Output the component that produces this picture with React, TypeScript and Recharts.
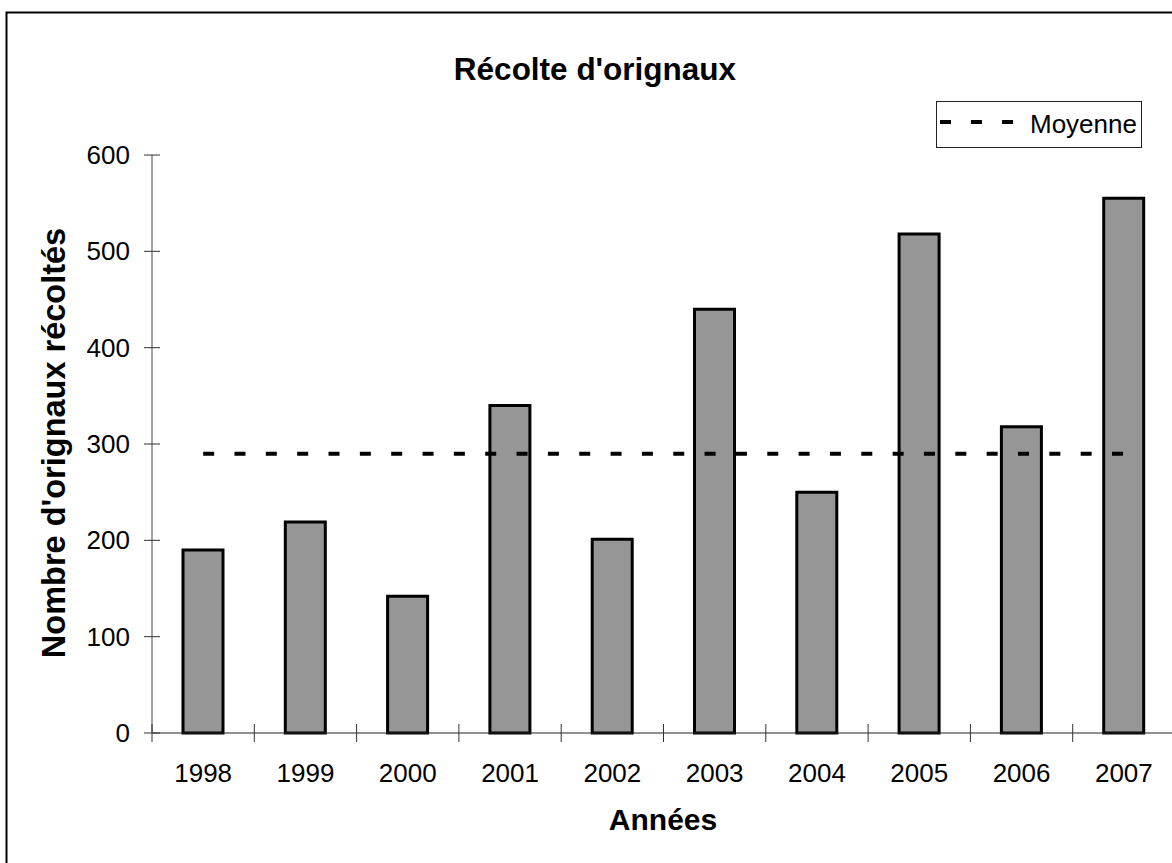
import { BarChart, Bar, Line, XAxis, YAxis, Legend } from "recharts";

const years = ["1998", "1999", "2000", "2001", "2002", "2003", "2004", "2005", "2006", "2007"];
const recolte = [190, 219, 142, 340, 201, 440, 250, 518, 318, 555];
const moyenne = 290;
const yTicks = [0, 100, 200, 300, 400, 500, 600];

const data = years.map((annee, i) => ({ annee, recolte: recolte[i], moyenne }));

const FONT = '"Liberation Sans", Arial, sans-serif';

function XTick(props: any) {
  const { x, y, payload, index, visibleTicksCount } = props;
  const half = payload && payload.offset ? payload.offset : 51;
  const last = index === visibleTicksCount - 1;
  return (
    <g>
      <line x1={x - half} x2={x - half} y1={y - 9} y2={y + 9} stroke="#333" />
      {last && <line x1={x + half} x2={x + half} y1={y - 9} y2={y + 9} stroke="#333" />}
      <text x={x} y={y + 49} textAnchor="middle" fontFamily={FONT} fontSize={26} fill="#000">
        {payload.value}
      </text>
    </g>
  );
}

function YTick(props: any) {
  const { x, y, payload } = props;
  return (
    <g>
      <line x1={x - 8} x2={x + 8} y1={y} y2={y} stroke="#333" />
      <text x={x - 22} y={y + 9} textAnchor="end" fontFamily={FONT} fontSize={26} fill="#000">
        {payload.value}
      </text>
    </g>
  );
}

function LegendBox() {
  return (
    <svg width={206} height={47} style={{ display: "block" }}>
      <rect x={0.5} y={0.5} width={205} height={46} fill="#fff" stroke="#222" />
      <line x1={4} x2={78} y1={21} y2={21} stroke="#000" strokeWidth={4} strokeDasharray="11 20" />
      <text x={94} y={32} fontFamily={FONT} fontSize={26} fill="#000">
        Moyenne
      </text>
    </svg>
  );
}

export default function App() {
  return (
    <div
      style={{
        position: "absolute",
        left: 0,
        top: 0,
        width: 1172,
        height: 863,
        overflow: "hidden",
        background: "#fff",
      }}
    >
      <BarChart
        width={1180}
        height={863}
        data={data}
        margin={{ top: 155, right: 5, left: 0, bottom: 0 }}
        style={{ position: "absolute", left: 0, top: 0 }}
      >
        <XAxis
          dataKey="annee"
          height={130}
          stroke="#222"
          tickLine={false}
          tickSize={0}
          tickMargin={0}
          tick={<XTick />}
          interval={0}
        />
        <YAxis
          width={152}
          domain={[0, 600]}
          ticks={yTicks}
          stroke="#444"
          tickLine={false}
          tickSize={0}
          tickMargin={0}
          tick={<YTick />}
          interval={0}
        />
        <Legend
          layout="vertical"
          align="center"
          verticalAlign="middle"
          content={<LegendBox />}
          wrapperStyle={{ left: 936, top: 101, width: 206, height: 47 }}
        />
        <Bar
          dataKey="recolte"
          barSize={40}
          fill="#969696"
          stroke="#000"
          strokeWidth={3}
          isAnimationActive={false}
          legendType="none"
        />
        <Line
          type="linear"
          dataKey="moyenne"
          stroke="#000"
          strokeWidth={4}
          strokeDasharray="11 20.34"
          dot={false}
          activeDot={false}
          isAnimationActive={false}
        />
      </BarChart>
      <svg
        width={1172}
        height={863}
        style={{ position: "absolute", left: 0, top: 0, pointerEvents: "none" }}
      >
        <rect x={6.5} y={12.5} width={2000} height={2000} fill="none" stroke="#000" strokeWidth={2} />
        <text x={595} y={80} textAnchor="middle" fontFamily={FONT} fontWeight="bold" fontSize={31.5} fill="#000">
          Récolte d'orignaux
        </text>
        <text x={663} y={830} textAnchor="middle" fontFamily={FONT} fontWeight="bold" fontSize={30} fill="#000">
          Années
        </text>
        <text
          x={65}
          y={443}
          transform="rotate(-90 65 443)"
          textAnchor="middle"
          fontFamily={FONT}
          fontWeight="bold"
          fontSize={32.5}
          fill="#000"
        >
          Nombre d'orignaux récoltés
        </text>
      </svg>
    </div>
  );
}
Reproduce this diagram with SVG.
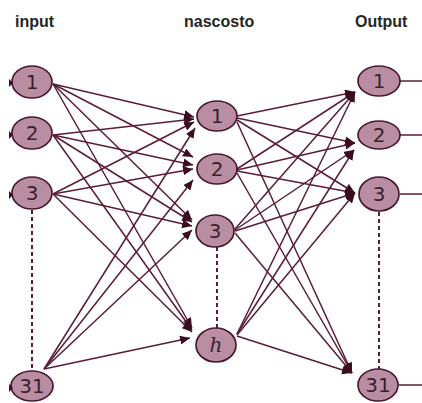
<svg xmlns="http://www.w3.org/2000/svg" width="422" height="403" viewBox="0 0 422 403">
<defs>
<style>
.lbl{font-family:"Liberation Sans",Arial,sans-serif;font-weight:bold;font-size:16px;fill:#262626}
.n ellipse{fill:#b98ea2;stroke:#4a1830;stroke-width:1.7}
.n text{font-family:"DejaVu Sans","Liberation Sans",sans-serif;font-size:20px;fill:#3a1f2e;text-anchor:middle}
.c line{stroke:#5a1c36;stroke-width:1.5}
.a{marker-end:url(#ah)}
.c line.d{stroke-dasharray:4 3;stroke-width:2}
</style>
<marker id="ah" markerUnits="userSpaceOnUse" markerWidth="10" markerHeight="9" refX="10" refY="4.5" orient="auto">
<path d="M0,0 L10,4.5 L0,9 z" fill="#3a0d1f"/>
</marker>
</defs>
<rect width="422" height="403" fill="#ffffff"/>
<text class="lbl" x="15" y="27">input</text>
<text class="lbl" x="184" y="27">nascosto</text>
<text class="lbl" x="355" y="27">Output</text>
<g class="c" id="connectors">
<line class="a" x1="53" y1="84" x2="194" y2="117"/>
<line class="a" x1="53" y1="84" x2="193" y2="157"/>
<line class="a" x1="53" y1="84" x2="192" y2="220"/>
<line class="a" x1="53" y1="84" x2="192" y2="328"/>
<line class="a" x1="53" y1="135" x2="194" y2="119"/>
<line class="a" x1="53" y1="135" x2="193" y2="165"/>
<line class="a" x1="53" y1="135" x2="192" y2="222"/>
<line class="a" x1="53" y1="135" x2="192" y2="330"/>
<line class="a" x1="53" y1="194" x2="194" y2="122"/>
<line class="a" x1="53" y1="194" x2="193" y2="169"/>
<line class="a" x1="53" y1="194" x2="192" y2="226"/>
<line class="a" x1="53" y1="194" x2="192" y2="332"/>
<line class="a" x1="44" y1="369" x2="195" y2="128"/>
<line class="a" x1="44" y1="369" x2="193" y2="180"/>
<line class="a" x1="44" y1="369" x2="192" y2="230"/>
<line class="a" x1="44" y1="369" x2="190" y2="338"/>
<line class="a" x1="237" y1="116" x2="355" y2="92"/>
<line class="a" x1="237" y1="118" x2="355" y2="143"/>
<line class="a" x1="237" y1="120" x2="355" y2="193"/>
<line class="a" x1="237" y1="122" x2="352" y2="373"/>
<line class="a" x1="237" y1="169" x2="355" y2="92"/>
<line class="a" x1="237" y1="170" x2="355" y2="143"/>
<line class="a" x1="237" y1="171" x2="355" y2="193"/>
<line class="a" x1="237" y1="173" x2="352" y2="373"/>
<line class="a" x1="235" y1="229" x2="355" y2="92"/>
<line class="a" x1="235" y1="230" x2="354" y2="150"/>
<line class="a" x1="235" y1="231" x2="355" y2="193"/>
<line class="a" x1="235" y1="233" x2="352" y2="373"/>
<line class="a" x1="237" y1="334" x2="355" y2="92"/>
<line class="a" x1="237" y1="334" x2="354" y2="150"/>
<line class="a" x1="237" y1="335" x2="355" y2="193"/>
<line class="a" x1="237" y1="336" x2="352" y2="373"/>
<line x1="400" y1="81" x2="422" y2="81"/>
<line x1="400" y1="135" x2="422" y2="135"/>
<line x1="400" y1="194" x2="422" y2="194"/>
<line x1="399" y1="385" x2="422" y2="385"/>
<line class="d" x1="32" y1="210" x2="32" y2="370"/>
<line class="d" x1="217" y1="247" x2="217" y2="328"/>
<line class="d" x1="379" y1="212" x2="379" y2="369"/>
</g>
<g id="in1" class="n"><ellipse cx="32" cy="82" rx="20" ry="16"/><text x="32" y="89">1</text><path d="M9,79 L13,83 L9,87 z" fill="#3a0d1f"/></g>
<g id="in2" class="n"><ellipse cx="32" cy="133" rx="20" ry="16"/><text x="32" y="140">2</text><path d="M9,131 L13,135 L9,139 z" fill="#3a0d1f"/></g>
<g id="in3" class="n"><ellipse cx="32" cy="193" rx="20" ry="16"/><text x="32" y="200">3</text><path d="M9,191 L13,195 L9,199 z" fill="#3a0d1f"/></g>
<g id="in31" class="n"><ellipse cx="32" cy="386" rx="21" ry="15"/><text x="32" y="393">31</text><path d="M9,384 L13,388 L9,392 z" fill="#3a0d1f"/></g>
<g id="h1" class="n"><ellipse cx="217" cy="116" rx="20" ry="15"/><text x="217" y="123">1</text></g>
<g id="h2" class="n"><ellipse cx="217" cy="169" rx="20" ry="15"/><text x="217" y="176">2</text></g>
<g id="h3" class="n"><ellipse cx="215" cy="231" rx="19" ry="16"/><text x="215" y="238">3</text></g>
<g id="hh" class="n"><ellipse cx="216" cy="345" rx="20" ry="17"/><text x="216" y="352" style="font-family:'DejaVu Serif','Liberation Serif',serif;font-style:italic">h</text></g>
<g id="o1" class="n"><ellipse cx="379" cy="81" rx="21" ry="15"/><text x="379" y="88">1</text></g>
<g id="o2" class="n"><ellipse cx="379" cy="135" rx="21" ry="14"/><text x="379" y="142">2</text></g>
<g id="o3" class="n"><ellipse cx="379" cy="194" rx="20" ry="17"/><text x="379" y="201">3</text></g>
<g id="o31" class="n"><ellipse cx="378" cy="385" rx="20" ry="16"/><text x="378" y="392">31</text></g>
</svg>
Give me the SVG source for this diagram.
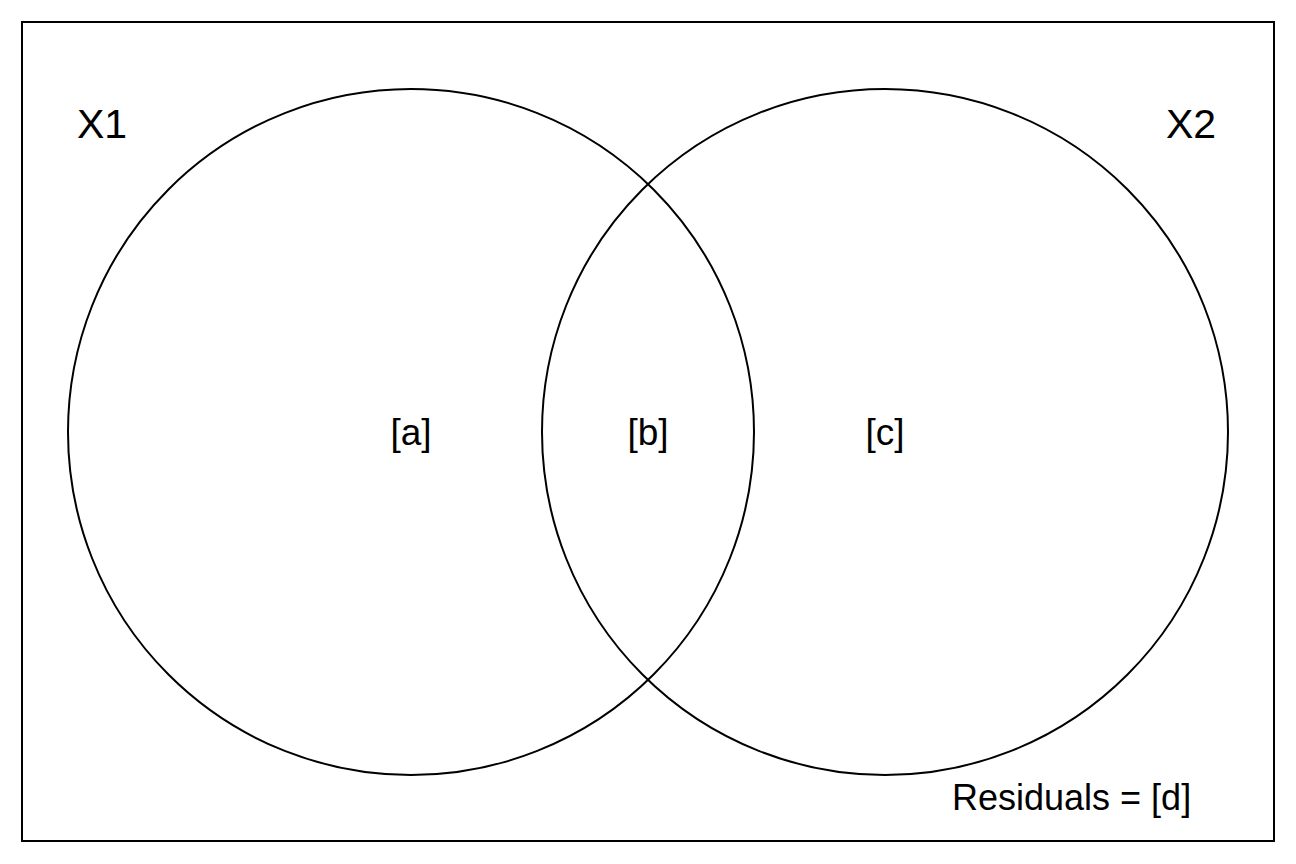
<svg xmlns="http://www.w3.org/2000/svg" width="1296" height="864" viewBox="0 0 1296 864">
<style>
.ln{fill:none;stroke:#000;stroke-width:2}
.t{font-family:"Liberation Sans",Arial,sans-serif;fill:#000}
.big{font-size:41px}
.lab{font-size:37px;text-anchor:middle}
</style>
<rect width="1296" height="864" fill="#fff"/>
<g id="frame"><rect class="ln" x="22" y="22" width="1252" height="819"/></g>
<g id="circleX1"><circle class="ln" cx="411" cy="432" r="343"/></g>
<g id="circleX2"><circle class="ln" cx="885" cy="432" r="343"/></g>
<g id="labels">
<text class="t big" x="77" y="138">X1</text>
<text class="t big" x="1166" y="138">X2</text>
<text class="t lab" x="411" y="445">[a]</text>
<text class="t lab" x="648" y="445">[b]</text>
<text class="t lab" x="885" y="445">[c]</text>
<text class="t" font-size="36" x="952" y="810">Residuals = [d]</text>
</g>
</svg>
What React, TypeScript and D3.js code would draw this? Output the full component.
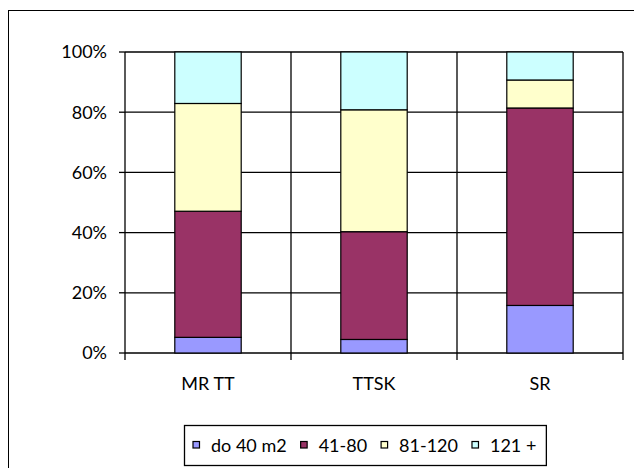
• • • • • • •
-- Aim --
Select every line of the material above holding the word "diagram" and copy it.

-- Task solution --
Reproduce this diagram with SVG.
Give me the SVG source for this diagram.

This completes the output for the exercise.